*THE REQUEST*
Skip pictures; extract every line from the one with "Convert this chart" through the one with "XAxis, YAxis, CartesianGrid", exactly as written.

— Begin INFORMATION PROVIDED —

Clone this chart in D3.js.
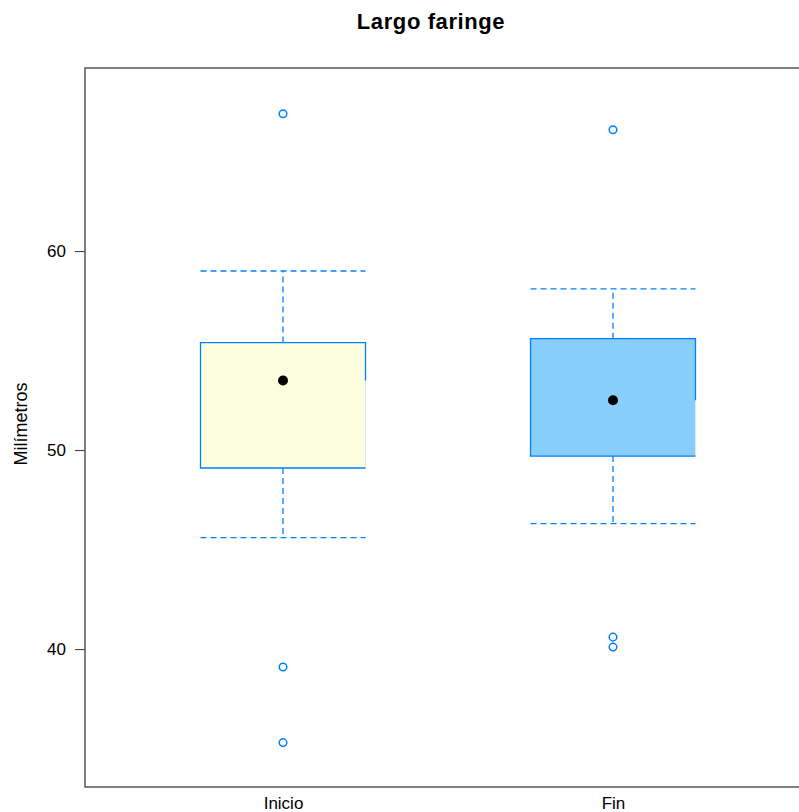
<!DOCTYPE html>
<html>
<head>
<meta charset="utf-8">
<script src="https://cdn.jsdelivr.net/npm/d3@7"></script>
<style>
  html, body { margin: 0; padding: 0; background: #fff; }
  svg { display: block; font-family: "Liberation Sans", Arial, Helvetica, sans-serif; }
</style>
</head>
<body>
<svg id="chart" width="799" height="812"></svg>
<script>
// Box-and-whisker summary per group
const categories = ["Inicio", "Fin"];
const whiskerLow  = [45.6, 46.3];
const boxLow      = [49.1, 49.7];
const medians     = [53.5, 52.5];
const boxHigh     = [55.4, 55.6];
const whiskerHigh = [59.0, 58.1];
const outliers    = [[66.9, 39.1, 35.3], [66.1, 40.6, 40.1]];
const fills       = ["#FDFDE0", "#87CEFA"];
const yTicks      = [40, 50, 60];

const svg = d3.select("#chart");
const margin = { left: 85, top: 68, bottom: 787 };

const x = d3.scaleLinear().domain([0.4, 2.6]).range([margin.left, margin.left + 2.2 * 330]);
const y = d3.scaleLinear().domain([33.07, 69.2]).range([margin.bottom, margin.top]);
const stroke = "#0080ff";
const halfW = 0.25;

// Title
svg.append("text")
  .attr("x", 431).attr("y", 29)
  .attr("text-anchor", "middle")
  .attr("font-size", 22).attr("font-weight", "bold")
  .attr("letter-spacing", 0.6)
  .text("Largo faringe");

// Y axis label
svg.append("text")
  .attr("transform", "translate(27,424) rotate(-90)")
  .attr("text-anchor", "middle")
  .attr("font-size", 18)
  .text("Milímetros");

// Y axis
const yAxis = d3.axisLeft(y).tickValues(yTicks).tickSize(10).tickPadding(9);
const ga = svg.append("g").attr("transform", `translate(${margin.left},0)`).call(yAxis);
ga.select(".domain").remove();
ga.selectAll(".tick line").attr("stroke", "#333");
ga.selectAll(".tick text").attr("font-size", 17).attr("fill", "#000")
  .attr("font-family", "'Liberation Sans', Arial, sans-serif");

// X axis labels
const xAxis = d3.axisBottom(x).tickValues([1, 2]).tickFormat((d) => categories[d - 1]).tickSize(0).tickPadding(10);
const gx = svg.append("g").attr("transform", `translate(0,${margin.bottom})`).call(xAxis);
gx.select(".domain").remove();
gx.selectAll(".tick text").attr("font-size", 17).attr("fill", "#000")
  .attr("font-family", "'Liberation Sans', Arial, sans-serif");

// Boxes
categories.forEach((c, i) => {
  const cx = x(i + 1);
  const x0 = x(i + 1 - halfW), x1 = x(i + 1 + halfW);
  const g = svg.append("g");

  // whiskers (dashed)
  const dash = "6,4";
  g.append("line").attr("x1", cx).attr("x2", cx).attr("y1", y(boxHigh[i])).attr("y2", y(whiskerHigh[i]))
    .attr("stroke", stroke).attr("stroke-width", 1.3).attr("stroke-dasharray", dash);
  g.append("line").attr("x1", cx).attr("x2", cx).attr("y1", y(boxLow[i])).attr("y2", y(whiskerLow[i]))
    .attr("stroke", stroke).attr("stroke-width", 1.3).attr("stroke-dasharray", dash);
  [whiskerHigh[i], whiskerLow[i]].forEach((v) => {
    g.append("line").attr("x1", x0).attr("x2", x1).attr("y1", y(v)).attr("y2", y(v))
      .attr("stroke", stroke).attr("stroke-width", 1.3).attr("stroke-dasharray", dash);
  });

  // box fill
  g.append("rect").attr("x", x0).attr("y", y(boxHigh[i]))
    .attr("width", x1 - x0).attr("height", y(boxLow[i]) - y(boxHigh[i]))
    .attr("fill", fills[i]);
  // faint lower right edge
  g.append("line").attr("x1", x1).attr("x2", x1).attr("y1", y(medians[i])).attr("y2", y(boxLow[i]))
    .attr("stroke", "#dbe9f7").attr("stroke-width", 1);
  // box outline, opening at the median on the right side
  const p = d3.path();
  p.moveTo(x1, y(medians[i]));
  p.lineTo(x1, y(boxHigh[i]));
  p.lineTo(x0, y(boxHigh[i]));
  p.lineTo(x0, y(boxLow[i]));
  p.lineTo(x1, y(boxLow[i]));
  g.append("path").attr("d", p.toString()).attr("fill", "none")
    .attr("stroke", stroke).attr("stroke-width", 1.3);

  // median dot
  g.append("circle").attr("cx", cx).attr("cy", y(medians[i])).attr("r", 5).attr("fill", "#000");

  // outliers
  g.selectAll("circle.out").data(outliers[i]).enter().append("circle")
    .attr("class", "out")
    .attr("cx", cx).attr("cy", (d) => y(d)).attr("r", 3.8)
    .attr("fill", "none").attr("stroke", stroke).attr("stroke-width", 1.5);
});

// Panel frame
svg.append("rect")
  .attr("x", margin.left).attr("y", margin.top)
  .attr("width", x(2.6) - margin.left).attr("height", margin.bottom - margin.top)
  .attr("fill", "none").attr("stroke", "#555").attr("stroke-width", 1.5);
</script>
</body>
</html>
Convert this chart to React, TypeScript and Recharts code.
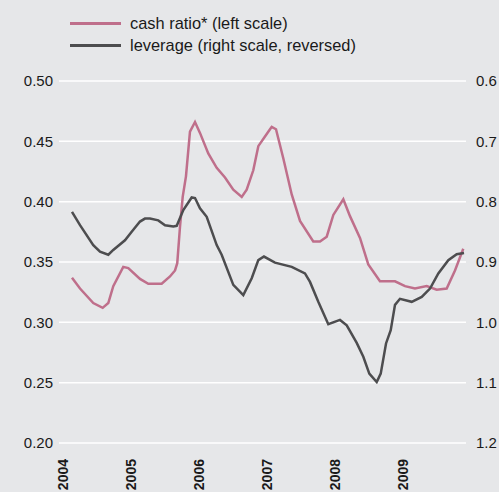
import React from 'react'
import { LineChart, Line, XAxis, YAxis, CartesianGrid } from 'recharts'

// decimal years
const cashDates = [
  2004.128, 2004.246, 2004.441, 2004.579, 2004.662, 2004.735, 2004.882, 2004.956, 2005.128, 2005.25,
  2005.447, 2005.569, 2005.643, 2005.676, 2005.716, 2005.756, 2005.804, 2005.863, 2005.937, 2006.01,
  2006.132, 2006.256, 2006.378, 2006.5, 2006.624, 2006.697, 2006.794, 2006.868, 2006.966, 2007.04,
  2007.065, 2007.128, 2007.235, 2007.359, 2007.481, 2007.676, 2007.775, 2007.874, 2007.971, 2008.118,
  2008.216, 2008.363, 2008.485, 2008.657, 2008.878, 2009.025, 2009.172, 2009.344, 2009.491, 2009.638,
  2009.76, 2009.882,
]
const cashRatio = [
  0.337, 0.328, 0.316, 0.312, 0.316, 0.330, 0.346, 0.345, 0.336, 0.332,
  0.332, 0.338, 0.343, 0.349, 0.379, 0.404, 0.421, 0.458, 0.466, 0.457,
  0.440, 0.428, 0.420, 0.410, 0.404, 0.410, 0.426, 0.446, 0.454, 0.460,
  0.462, 0.460, 0.436, 0.406, 0.384, 0.367, 0.367, 0.371, 0.389, 0.402,
  0.388, 0.370, 0.348, 0.334, 0.334, 0.330, 0.328, 0.330, 0.327, 0.328,
  0.343, 0.361,
]

const levDates = [
  2004.128, 2004.246, 2004.441, 2004.54, 2004.662, 2004.735, 2004.907, 2005.006, 2005.128, 2005.201,
  2005.275, 2005.397, 2005.496, 2005.618, 2005.668, 2005.765, 2005.888, 2005.937, 2006.01, 2006.109,
  2006.256, 2006.329, 2006.5, 2006.647, 2006.771, 2006.868, 2006.951, 2007.113, 2007.359, 2007.554,
  2007.628, 2007.75, 2007.897, 2008.069, 2008.168, 2008.315, 2008.412, 2008.5, 2008.609, 2008.668,
  2008.746, 2008.815, 2008.878, 2008.951, 2009.124, 2009.271, 2009.393, 2009.515, 2009.662, 2009.785,
  2009.893,
]
const leverage = [
  0.817, 0.839, 0.872, 0.883, 0.888, 0.880, 0.864, 0.850, 0.833, 0.828,
  0.828, 0.831, 0.839, 0.841, 0.840, 0.814, 0.793, 0.794, 0.811, 0.825,
  0.872, 0.888, 0.938, 0.955, 0.927, 0.897, 0.891, 0.901, 0.908, 0.919,
  0.933, 0.966, 1.003, 0.996, 1.005, 1.034, 1.057, 1.085, 1.099, 1.085,
  1.035, 1.013, 0.971, 0.961, 0.966, 0.958, 0.944, 0.919, 0.897, 0.887,
  0.885,
]

const years = [2004, 2005, 2006, 2007, 2008, 2009]
const leftTicks = [0.2, 0.25, 0.3, 0.35, 0.4, 0.45, 0.5]
const rightTicks = [0.6, 0.7, 0.8, 0.9, 1.0, 1.1, 1.2]

const PINK = '#bf6f8b'
const GREY = '#4d4d4f'
const BG = '#e6e7e9'
const TEXT = '#1a1a1a'
const FONT = '"Liberation Sans", Arial, Helvetica, sans-serif'

type Row = { t: number; cash?: number; lev?: number }

const rows: Row[] = [
  ...cashDates.map((t, i) => ({ t, cash: cashRatio[i] })),
  ...levDates.map((t, i) => ({ t, lev: leverage[i] })),
].sort((a, b) => a.t - b.t)

const YearTick = (props: any) => {
  const { x, y, payload } = props
  return (
    <text
      x={x}
      y={y}
      dy="0.35em"
      transform={`rotate(-90, ${x}, ${y})`}
      textAnchor="end"
      fill={TEXT}
      fontSize={14}
      fontWeight="bold"
      fontFamily={FONT}
    >
      {payload.value}
    </text>
  )
}

const legendItems = [
  { label: 'cash ratio* (left scale)', color: PINK },
  { label: 'leverage (right scale, reversed)', color: GREY },
]

export default function App() {
  return (
    <div style={{ position: 'fixed', left: 0, top: 0, width: 499, height: 492, background: BG, fontFamily: FONT }}>
      <div style={{ position: 'absolute', left: 70, top: 12 }}>
        {legendItems.map((item) => (
          <div key={item.label} style={{ display: 'flex', alignItems: 'center', height: 22 }}>
            <div style={{ width: 51, height: 3, background: item.color, marginRight: 9 }} />
            <span style={{ fontSize: 16.4, color: TEXT }}>{item.label}</span>
          </div>
        ))}
      </div>
      <LineChart width={499} height={492} data={rows} margin={{ top: 81, right: 0, bottom: 0, left: 0 }}>
        <CartesianGrid yAxisId="left" vertical={false} stroke="#ffffff" strokeWidth={1.5} />
        <XAxis
          dataKey="t"
          type="number"
          domain={[2003.937, 2009.922]}
          ticks={years}
          allowDataOverflow
          axisLine={false}
          tickLine={false}
          tickSize={6}
          tickMargin={10}
          height={49}
          interval={0}
          tick={<YearTick />}
        />
        <YAxis
          yAxisId="left"
          orientation="left"
          width={59}
          domain={[0.2, 0.5]}
          ticks={leftTicks}
          axisLine={false}
          tickLine={false}
          tickSize={4}
          tickMargin={2}
          interval={0}
          tickFormatter={(v: number) => v.toFixed(2)}
          tick={{ fill: TEXT, fontSize: 15, fontFamily: FONT }}
        />
        <YAxis
          yAxisId="right"
          orientation="right"
          width={33}
          domain={[0.6, 1.2]}
          reversed
          ticks={rightTicks}
          axisLine={false}
          tickLine={false}
          tickSize={8}
          tickMargin={2}
          interval={0}
          tickFormatter={(v: number) => v.toFixed(1)}
          tick={{ fill: TEXT, fontSize: 15, fontFamily: FONT, textAnchor: 'start' }}
        />
        <Line
          yAxisId="left"
          type="linear"
          dataKey="cash"
          stroke={PINK}
          strokeWidth={2.5}
          dot={false}
          connectNulls
          isAnimationActive={false}
        />
        <Line
          yAxisId="right"
          type="linear"
          dataKey="lev"
          stroke={GREY}
          strokeWidth={2.5}
          dot={false}
          connectNulls
          isAnimationActive={false}
        />
      </LineChart>
    </div>
  )
}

— End INFORMATION PROVIDED —

*RESPONSE TO THIS TASK*
Convert this chart to React, TypeScript and Recharts code.
import React from 'react'
import { LineChart, Line, XAxis, YAxis, CartesianGrid } from 'recharts'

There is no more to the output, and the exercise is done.